Inasmuch as the trans-brachial artery catheterization technique is based on the principle of inserting the catheter into the artery and remote manipulating the catheter, it is extremely difficult both theoretically and practically to eliminate direct stimulus to the brachial artery wall or damage to the artery wall during insertion and manipulation of the catheter. This can also be said from the nature of the manipulation involved in the aforesaid catheterization technique wherein a catheter which is thinner and longer than in the case of the trans-femoral artery catheterization technique is required and has to be remote-manipulated safely and reliably by a single person.
However, it is theoretically possible to reduce, if not eliminate, the same. That is, there are two types of causes of direct stimulus to the artery wall during manipulation of the catheter. A first type is due to friction of contact between the catheter and the artery wall in a hole in the front wall region of the artery in which the catheter is inserted, and a second type is due to contact between the inner wall surface of the brachial artery and the catheter during manipulation of the catheter.

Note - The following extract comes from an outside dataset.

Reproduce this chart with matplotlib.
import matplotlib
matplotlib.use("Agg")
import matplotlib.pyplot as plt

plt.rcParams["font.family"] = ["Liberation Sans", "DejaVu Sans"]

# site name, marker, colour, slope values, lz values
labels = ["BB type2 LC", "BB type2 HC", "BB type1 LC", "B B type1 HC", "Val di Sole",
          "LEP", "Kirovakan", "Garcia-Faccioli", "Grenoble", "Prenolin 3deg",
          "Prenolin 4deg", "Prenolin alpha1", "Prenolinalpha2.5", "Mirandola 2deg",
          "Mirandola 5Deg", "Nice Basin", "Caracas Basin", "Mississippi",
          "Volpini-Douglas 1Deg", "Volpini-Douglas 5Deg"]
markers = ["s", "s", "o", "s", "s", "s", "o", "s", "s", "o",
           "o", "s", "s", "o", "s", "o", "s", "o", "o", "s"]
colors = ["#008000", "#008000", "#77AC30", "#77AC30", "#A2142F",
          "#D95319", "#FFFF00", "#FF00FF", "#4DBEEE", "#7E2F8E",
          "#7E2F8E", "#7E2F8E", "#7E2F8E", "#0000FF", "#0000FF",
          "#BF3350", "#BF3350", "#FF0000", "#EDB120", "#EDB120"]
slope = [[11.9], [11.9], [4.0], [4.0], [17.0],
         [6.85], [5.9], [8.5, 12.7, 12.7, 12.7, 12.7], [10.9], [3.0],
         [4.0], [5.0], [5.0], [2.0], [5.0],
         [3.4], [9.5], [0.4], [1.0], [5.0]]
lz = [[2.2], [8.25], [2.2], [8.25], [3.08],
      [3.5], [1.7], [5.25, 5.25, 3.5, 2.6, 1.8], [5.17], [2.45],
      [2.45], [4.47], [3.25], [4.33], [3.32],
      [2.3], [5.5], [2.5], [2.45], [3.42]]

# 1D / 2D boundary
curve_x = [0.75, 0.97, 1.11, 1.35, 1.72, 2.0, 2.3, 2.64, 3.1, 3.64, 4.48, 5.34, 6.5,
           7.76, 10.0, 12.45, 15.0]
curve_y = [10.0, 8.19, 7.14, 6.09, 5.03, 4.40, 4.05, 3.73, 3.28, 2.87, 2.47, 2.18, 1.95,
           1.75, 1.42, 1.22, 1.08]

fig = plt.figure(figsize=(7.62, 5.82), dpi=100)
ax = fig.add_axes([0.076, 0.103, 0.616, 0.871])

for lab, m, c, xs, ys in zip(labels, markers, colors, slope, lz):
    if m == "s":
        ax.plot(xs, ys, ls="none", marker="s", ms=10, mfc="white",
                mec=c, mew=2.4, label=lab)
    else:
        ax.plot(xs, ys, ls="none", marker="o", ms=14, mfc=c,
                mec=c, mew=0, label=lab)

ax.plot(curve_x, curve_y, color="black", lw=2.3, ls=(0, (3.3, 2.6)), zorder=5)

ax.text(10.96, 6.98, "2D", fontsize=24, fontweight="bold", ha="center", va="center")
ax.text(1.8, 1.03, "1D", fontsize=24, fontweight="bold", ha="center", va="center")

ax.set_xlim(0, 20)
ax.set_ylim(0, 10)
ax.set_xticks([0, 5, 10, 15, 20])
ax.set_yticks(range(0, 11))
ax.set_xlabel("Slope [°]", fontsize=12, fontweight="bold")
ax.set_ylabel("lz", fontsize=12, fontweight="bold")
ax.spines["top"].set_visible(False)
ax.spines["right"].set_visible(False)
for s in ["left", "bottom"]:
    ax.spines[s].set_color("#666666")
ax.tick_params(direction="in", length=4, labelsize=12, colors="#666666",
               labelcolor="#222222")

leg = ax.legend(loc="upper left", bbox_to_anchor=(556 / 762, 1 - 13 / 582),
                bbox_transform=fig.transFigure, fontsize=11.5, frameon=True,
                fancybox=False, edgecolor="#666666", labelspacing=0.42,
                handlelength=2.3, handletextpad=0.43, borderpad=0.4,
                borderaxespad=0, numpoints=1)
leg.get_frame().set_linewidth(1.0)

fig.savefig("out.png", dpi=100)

In reducing direct stimulus due to the first type of cause, methodologically it is contemplated either to increase the opening size of the hole in the front wall region of the artery beyond the outer diameter of the catheter or to use a separate catheter introducer to avoid friction of contact between the catheter and the artery wall. The method based on increasing the opening size of the hole in the front wall region of the artery beyond the outer diameter of the catheter has a high degree of danger of bleeding; therefore, in performing said trans-brachial artery catheterization technique, I make it a rule to use a catheter introducer as well.

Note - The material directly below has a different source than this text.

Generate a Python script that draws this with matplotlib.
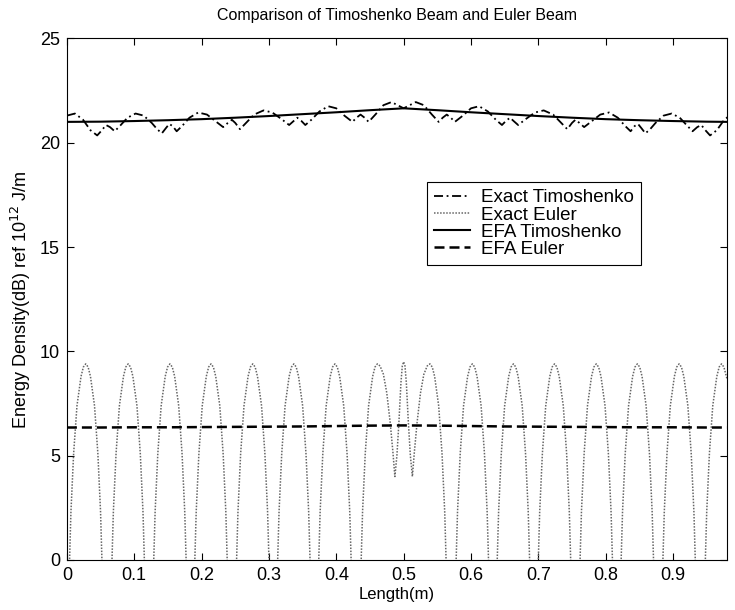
import matplotlib
matplotlib.use('Agg')
import matplotlib.pyplot as plt

plt.rcParams.update({
    'font.family': 'Liberation Sans', 'font.size': 13,
    'axes.linewidth': 0.8,
})

# Exact Euler (dB), read lobe by lobe
euler_x = [
    0.000, 0.003, 0.006, 0.010, 0.015, 0.021, 0.0245, 0.028, 0.0315, 0.035, 0.041, 0.046, 0.050, 0.053, 0.056,
    0.063, 0.066, 0.069, 0.073, 0.078, 0.084, 0.0875, 0.091, 0.0945, 0.098, 0.104, 0.109, 0.113, 0.116, 0.119,
    0.125, 0.128, 0.131, 0.135, 0.140, 0.146, 0.1495, 0.153, 0.1565, 0.160, 0.166, 0.171, 0.175, 0.178, 0.181,
    0.186, 0.189, 0.192, 0.196, 0.201, 0.207, 0.2105, 0.214, 0.2175, 0.221, 0.227, 0.232, 0.236, 0.239, 0.242,
    0.248, 0.251, 0.254, 0.258, 0.263, 0.269, 0.2725, 0.276, 0.2795, 0.283, 0.289, 0.294, 0.298, 0.301, 0.304,
    0.309, 0.312, 0.315, 0.319, 0.324, 0.330, 0.3335, 0.337, 0.3405, 0.344, 0.350, 0.355, 0.359, 0.362, 0.365,
    0.370, 0.373, 0.376, 0.380, 0.385, 0.391, 0.3945, 0.398, 0.4015, 0.405, 0.411, 0.416, 0.420, 0.423, 0.426,
    0.433, 0.436, 0.439, 0.443, 0.448, 0.454, 0.4575, 0.461,
    0.465, 0.470, 0.475, 0.480, 0.484, 0.487, 0.490, 0.493, 0.496, 0.498, 0.500,
    0.502, 0.504, 0.507, 0.510, 0.513, 0.516, 0.520, 0.525, 0.530, 0.535, 0.539,
    0.5425, 0.546, 0.552, 0.557, 0.561, 0.564, 0.567,
    0.574, 0.577, 0.580, 0.584, 0.589, 0.595, 0.5985, 0.602, 0.6055, 0.609, 0.615, 0.620, 0.624, 0.627, 0.630,
    0.635, 0.638, 0.641, 0.645, 0.650, 0.656, 0.6595, 0.663, 0.6665, 0.670, 0.676, 0.681, 0.685, 0.688, 0.691,
    0.696, 0.699, 0.702, 0.706, 0.711, 0.717, 0.7205, 0.724, 0.7275, 0.731, 0.737, 0.742, 0.746, 0.749, 0.752,
    0.758, 0.761, 0.764, 0.768, 0.773, 0.779, 0.7825, 0.786, 0.7895, 0.793, 0.799, 0.804, 0.808, 0.811, 0.814,
    0.819, 0.822, 0.825, 0.829, 0.834, 0.840, 0.8435, 0.847, 0.8505, 0.854, 0.860, 0.865, 0.869, 0.872, 0.875,
    0.881, 0.884, 0.887, 0.891, 0.896, 0.902, 0.9055, 0.909, 0.9125, 0.916, 0.922, 0.927, 0.931, 0.934, 0.937,
    0.944, 0.947, 0.950, 0.954, 0.959, 0.965, 0.9685, 0.972, 0.9755, 0.980,
]
euler_db = [
    -7, -1.1, 2.3, 5.1, 7.4, 8.8, 9.25, 9.4, 9.25, 8.8, 7.4, 5.1, 2.3, -1.1, -7,
    -7, -1.1, 2.3, 5.1, 7.4, 8.8, 9.25, 9.4, 9.25, 8.8, 7.4, 5.1, 2.3, -1.1, -7,
    -7, -1.1, 2.3, 5.1, 7.4, 8.8, 9.25, 9.4, 9.25, 8.8, 7.4, 5.1, 2.3, -1.1, -7,
    -7, -1.1, 2.3, 5.1, 7.4, 8.8, 9.25, 9.4, 9.25, 8.8, 7.4, 5.1, 2.3, -1.1, -7,
    -7, -1.1, 2.3, 5.1, 7.4, 8.8, 9.25, 9.4, 9.25, 8.8, 7.4, 5.1, 2.3, -1.1, -7,
    -7, -1.1, 2.3, 5.1, 7.4, 8.8, 9.25, 9.4, 9.25, 8.8, 7.4, 5.1, 2.3, -1.1, -7,
    -7, -1.1, 2.3, 5.1, 7.4, 8.8, 9.25, 9.4, 9.25, 8.8, 7.4, 5.1, 2.3, -1.1, -7,
    -7, -1.1, 2.3, 5.1, 7.4, 8.8, 9.25, 9.4,
    9.3, 8.9, 8.0, 6.6, 5.2, 4.0, 5.0, 6.6, 8.5, 9.3, 9.5,
    9.3, 8.5, 6.6, 5.0, 4.0, 5.2, 6.6, 8.0, 8.9, 9.3, 9.4,
    9.25, 8.8, 7.4, 5.1, 2.3, -1.1, -7,
    -7, -1.1, 2.3, 5.1, 7.4, 8.8, 9.25, 9.4, 9.25, 8.8, 7.4, 5.1, 2.3, -1.1, -7,
    -7, -1.1, 2.3, 5.1, 7.4, 8.8, 9.25, 9.4, 9.25, 8.8, 7.4, 5.1, 2.3, -1.1, -7,
    -7, -1.1, 2.3, 5.1, 7.4, 8.8, 9.25, 9.4, 9.25, 8.8, 7.4, 5.1, 2.3, -1.1, -7,
    -7, -1.1, 2.3, 5.1, 7.4, 8.8, 9.25, 9.4, 9.25, 8.8, 7.4, 5.1, 2.3, -1.1, -7,
    -7, -1.1, 2.3, 5.1, 7.4, 8.8, 9.25, 9.4, 9.25, 8.8, 7.4, 5.1, 2.3, -1.1, -7,
    -7, -1.1, 2.3, 5.1, 7.4, 8.8, 9.25, 9.4, 9.25, 8.8, 7.4, 5.1, 2.3, -1.1, -7,
    -7, -1.1, 2.3, 5.1, 7.4, 8.8, 9.25, 9.4, 9.25, 8.7,
]

# Exact Timoshenko (dB)
timo_x = [
    0.000, 0.012, 0.024, 0.035, 0.045, 0.052, 0.058, 0.064, 0.071, 0.080, 0.090, 0.102, 0.114,
    0.126, 0.134, 0.141, 0.147, 0.152, 0.157, 0.163, 0.171, 0.182, 0.195, 0.208, 0.220, 0.232,
    0.239, 0.245, 0.250, 0.257, 0.266, 0.278, 0.292, 0.305, 0.318, 0.330, 0.337, 0.342, 0.348,
    0.354, 0.363, 0.375, 0.388, 0.400, 0.412, 0.424, 0.430, 0.436, 0.442, 0.448, 0.458, 0.470,
    0.482, 0.491, 0.500, 0.509, 0.518, 0.530, 0.542, 0.552, 0.558, 0.564, 0.570, 0.576, 0.588,
    0.600, 0.612, 0.625, 0.637, 0.646, 0.652, 0.658, 0.663, 0.670, 0.682, 0.695, 0.708, 0.722,
    0.734, 0.743, 0.750, 0.755, 0.761, 0.768, 0.780, 0.792, 0.805, 0.818, 0.829, 0.837, 0.843,
    0.848, 0.853, 0.859, 0.866, 0.874, 0.886, 0.898, 0.910, 0.920, 0.929, 0.936, 0.942, 0.948,
    0.955, 0.965, 0.976, 0.988,
]
timo_db = [
    21.30, 21.40, 21.10, 20.60, 20.35, 20.60, 20.85, 20.75, 20.55, 20.85, 21.20, 21.40, 21.30,
    20.95, 20.65, 20.45, 20.70, 20.90, 20.80, 20.55, 20.80, 21.20, 21.45, 21.35, 21.05, 20.75,
    20.95, 21.10, 20.95, 20.65, 20.95, 21.35, 21.55, 21.45, 21.15, 20.85, 21.05, 21.20, 21.05,
    20.85, 21.10, 21.50, 21.75, 21.65, 21.30, 21.00, 21.20, 21.35, 21.20, 21.00, 21.35, 21.80,
    21.95, 21.80, 21.65, 21.80, 21.95, 21.80, 21.35, 21.00, 21.20, 21.35, 21.20, 21.00, 21.30,
    21.65, 21.75, 21.50, 21.10, 20.85, 21.05, 21.20, 21.05, 20.85, 21.15, 21.45, 21.55, 21.35,
    20.95, 20.65, 20.95, 21.10, 20.95, 20.75, 21.05, 21.35, 21.45, 21.20, 20.80, 20.55, 20.80,
    20.90, 20.70, 20.45, 20.65, 20.95, 21.30, 21.40, 21.20, 20.85, 20.55, 20.75, 20.85, 20.60,
    20.35, 20.60, 21.10, 21.40,
]

# EFA results (dB)
efa_x = [0.00, 0.05, 0.10, 0.15, 0.20, 0.25, 0.30, 0.35, 0.40, 0.45, 0.50,
         0.55, 0.60, 0.65, 0.70, 0.75, 0.80, 0.85, 0.90, 0.95, 0.98]
efa_timo_db = [21.00, 21.01, 21.04, 21.08, 21.13, 21.20, 21.28, 21.37, 21.46, 21.56, 21.65,
               21.56, 21.46, 21.37, 21.28, 21.20, 21.13, 21.08, 21.04, 21.01, 21.00]
efa_euler_db = [6.35, 6.35, 6.36, 6.36, 6.37, 6.38, 6.39, 6.40, 6.42, 6.44, 6.45,
                6.44, 6.42, 6.40, 6.39, 6.38, 6.37, 6.36, 6.36, 6.35, 6.35]

xticks = [0, 0.1, 0.2, 0.3, 0.4, 0.5, 0.6, 0.7, 0.8, 0.9]
xticklabels = ['0', '0.1', '0.2', '0.3', '0.4', '0.5', '0.6', '0.7', '0.8', '0.9']
yticks = [0, 5, 10, 15, 20, 25]

fig = plt.figure(figsize=(7.35, 6.10), dpi=100)
ax = fig.add_axes([0.091, 0.082, 0.898, 0.855])

ax.plot(timo_x, timo_db, color='black', lw=1.3, linestyle=(0, (5, 2, 1, 2)), label='Exact Timoshenko')
ax.plot(euler_x, euler_db, color='#666666', lw=1.1, linestyle=(0, (1, 1)), label='Exact Euler')
ax.plot(efa_x, efa_timo_db, color='black', lw=1.5, label='EFA Timoshenko')
ax.plot(efa_x, efa_euler_db, color='black', lw=1.8, linestyle=(0, (4, 2)), label='EFA Euler')

ax.set_xlim(0, 0.98)
ax.set_ylim(0, 25)
ax.set_xticks(xticks)
ax.set_xticklabels(xticklabels)
ax.set_yticks(yticks)
ax.tick_params(direction='in', top=True, right=True, length=5, width=0.8, pad=5)
ax.set_title('Comparison of Timoshenko Beam and Euler Beam', fontsize=11.5, pad=13)
ax.set_xlabel('Length(m)', fontsize=12, labelpad=2)
ax.set_ylabel('Energy Density(dB) ref 10$^{12}$ J/m', fontsize=13, labelpad=5)

leg = ax.legend(loc='upper left', bbox_to_anchor=(0.545, 0.725), borderaxespad=0,
                fancybox=False, framealpha=1, edgecolor='black', handlelength=1.9,
                handletextpad=0.6, labelspacing=0.0, borderpad=0.4, fontsize=13.5)
leg.get_frame().set_linewidth(0.8)

fig.savefig('out.png', dpi=100, facecolor='white')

As for reducing direct stimulus due to the second type of cause, I was able to attain this reduction by performing said trans-brachial artery catheterization technique while simultaneously using an introduction guide wire (a product from Terumo Kabushiki Kaisha: trade name, Radiofocus M) which is superior in pliability associated with remote manipulation of the catheter and which does not form a fixed bend when subjected to an external force. The simultaneous use of this guide wire enables the catheter to transmit torque in its bent state and to rotate while sliding along the inner wall surface of the brachial artery, with the result that the state of the catheter pressing the artery wall is reduced and so is direct stimulus.
While the role which the catheter introducer is expected to play is as described above, conventional articles, now commercially available, have the following problems in applying them to the trans-brachial artery catheterization technique.
A catheter introducer comprises a sheath for introducing or guiding the catheter into a puncture hole in the artery, and a dilator removably inserted through said sheath to receive an introduction guide wire for the catheter. Thus, the inner diameter of the sheath is 1 French size greater than the outer diameter of the catheter, and even if a thin catheter is purposely used, the result is the same as if a thick catheter, which is 1 French size greater, were used, thus forming a cause of impediment to blood flow in the brachial artery.
Moreover, said sheath does not have a mechanism which brings it in intimate contact with the dilator inserted therethrough. The outer diameter of the dilator is smaller than the inner diameter of the sheath, and the two parts are merely fitted together on the basis of a construction in which the two sizes do not produce a varying elastic action; therefore, an air gap, even though small, is inevitably produced in the fitting surface.
As a result, even if the sheath is thin-walled, the front end step portion of the sheath relative to the dilator forms a cause of damaging the artery wall when the introducer is inserted into the artery. The reason is that the thin wall of the sheath causes the front end step portion to crack and turn back as if burred.